In several respects the ethical issues in the Challenger case resemble those of other such cases.
Concern for safety gave way to institutional posturing. Danger signals did not go beyond Morton-Thiokol and Marshall space Flight center in the challenger case. No effective recall was instituted. There were concerned engineers who spoke out, but ultimately they felt it only proper to submit to management decisions.
One notable aspect of the Challenger case is the late-hour teleconference that Allan McDonald had arranged from the challenger launch site to get knowledgeable engineers to discuss the seal problem from a technical viewpoint. This tense conference did not involve lengthy discussions of ethics, but it revealed the virtues (or lack thereof) that allow us to distinguish between the ”right stuff ” and the “ wrong stuff”. This is well described by one aerospace engineer as arrogance, specifically, “The arrogance that prompts higher-level decision makers to pretend that factors other than engineering judgment should influence flight safety decisions and, more important, the arrogance that rationalizes overruling the engineering judgment of engineers close to the problem by those whose expertise is naive and superficial by comparison." Included, surely, is the arrogance of those who reversed NASAs (paraphrased) motto "Don’t fly if it cannot be shown to be safe" to "Fly unless it can be shown not to be safe.”

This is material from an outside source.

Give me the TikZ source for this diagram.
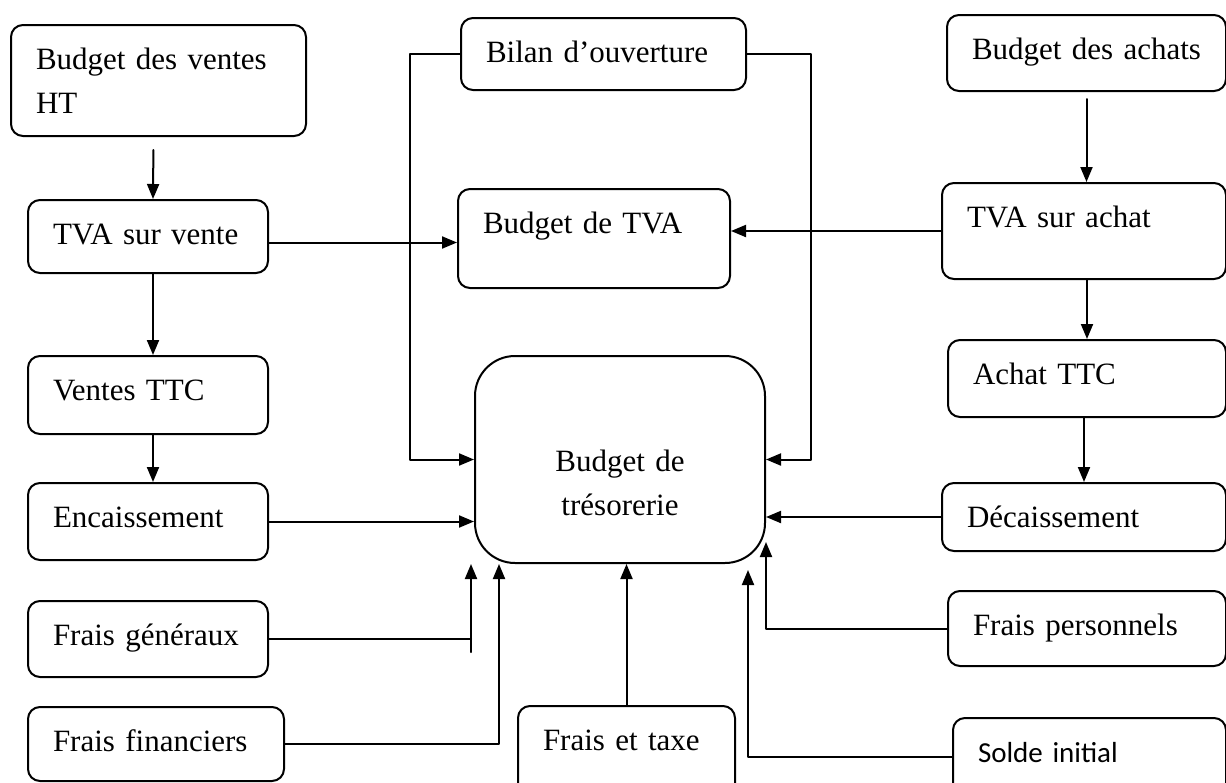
\documentclass[tikz,border=0pt]{standalone}
\usepackage{fontspec}
\setmainfont{Liberation Serif}
\newfontfamily\soldefont{Carlito}
\usetikzlibrary{arrows.meta}

\begin{document}
\begin{tikzpicture}[x=1pt, y=-1pt, line width=2pt, line join=round, line cap=round, >={Triangle[length=15pt,width=12pt]},
			box/.style={draw, rounded corners=12pt, anchor=north west, inner xsep=25pt, inner ysep=0pt,
				text height=44pt, font=\fontsize{31}{44}\selectfont}
			]
			\useasboundingbox (0,0) rectangle (1226,782);
			\node[box, text width=245pt, text depth=67pt] (vht) at (10,24) {Budget des ventes\\HT};
			\node[box, text width=190pt, text depth=29pt] (tvav) at (27,199) {TVA sur vente};
			\node[box, text width=190pt, text depth=34pt] (vttc) at (27,355) {Ventes TTC};
			\node[box, text width=190pt, text depth=33pt] (enc) at (27,482) {Encaissement};
			\node[box, text width=190pt, text depth=32pt] (fgen) at (27,600) {Frais généraux};
			\node[box, text width=206pt, text depth=30pt] (ffin) at (27,706) {Frais financiers};
			\node[box, text width=235pt, text depth=28pt] (bilan) at (460,17) {Bilan d’ouverture};
			\node[box, text width=222pt, text depth=55pt] (btva) at (457,188) {Budget de TVA};
			\node[box, rounded corners=40pt, align=center, text width=240pt, text height=115pt, text depth=92pt] (treso) at (474,355) {Budget de\\trésorerie};
			\node[box, text width=167pt, text depth=51pt] (ftaxe) at (517,705) {Frais et taxe};
			\node[box, text width=229pt, text depth=32pt] (bach) at (946,14) {Budget des achats};
			\node[box, text width=234pt, text depth=52pt] (tvaa) at (941,182) {TVA sur achat};
			\node[box, text width=228pt, text depth=33pt] (attc) at (947,339) {Achat TTC};
			\node[box, text width=234pt, text depth=24pt] (dec) at (941,482) {Décaissement};
			\node[box, text width=228pt, text depth=31pt] (fpers) at (947,590) {Frais personnels};
			\node[box, text width=223pt, text depth=33pt, font=\soldefont\fontsize{29}{35}\selectfont] (solde) at (952,717) {Solde initial};
			\coordinate (tv) at ([yshift=-6pt]tvav.east);
			\coordinate (fg) at (471,652);
			\draw[->, shorten <=13pt] ([xshift=-5pt]vht.south) -- ([xshift=5pt]tvav.north);
			\foreach \a/\b in {tvav/vttc, vttc/enc}
			\draw[->] ([xshift=5pt]\a.south) -- ([xshift=5pt]\b.north);
			\draw[->, shorten <=7pt] (bach.south) -- (bach.south |- tvaa.north);
			\foreach \a/\b in {tvaa/attc, attc/dec}
			\draw[->] (\b.north |- \a.south) -- (\b.north);
			\draw[->] (tv) -- (tv -| btva.west);
			\draw[->] (tvaa.west) -- (tvaa.west -| btva.east);
			\draw[->] (bilan.west) -- ++(-50,0) |- (treso.west);
			\draw[->] (bilan.east) -- ++(64,0) |- (treso.east);
			\draw[->] (enc.east) -- (enc.east -| treso.west);
			\draw[->] (dec.west) -- (dec.west -| treso.east);
			\draw (fgen.east) -- (fgen.east -| fg);
			\draw[->] (fg) -- (fg |- treso.south);
			\draw[->] (ffin.east) -| ([xshift=25pt]treso.south west);
			\draw[->] (ftaxe.north) -- (ftaxe.north |- treso.south);
			\draw[->] (fpers.west) -| ([yshift=22pt]treso.south east);
			\draw[->, shorten >=6pt] (solde.west) -| ([xshift=-18pt]treso.south east);
	\end{tikzpicture}
\end{document}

In a speech to engineering students at the Massachusetts Institute of Technology a year after the Challenger disaster, Roger Boisjoly said: "I have been asked by some if I would testify again if I knew in advance of the potential consequences to me and my career. My answer is always an immediate yes. I couldn't live with any self-respect if I tailored my actions based on potential personal consequences as a result of my honorable actions.”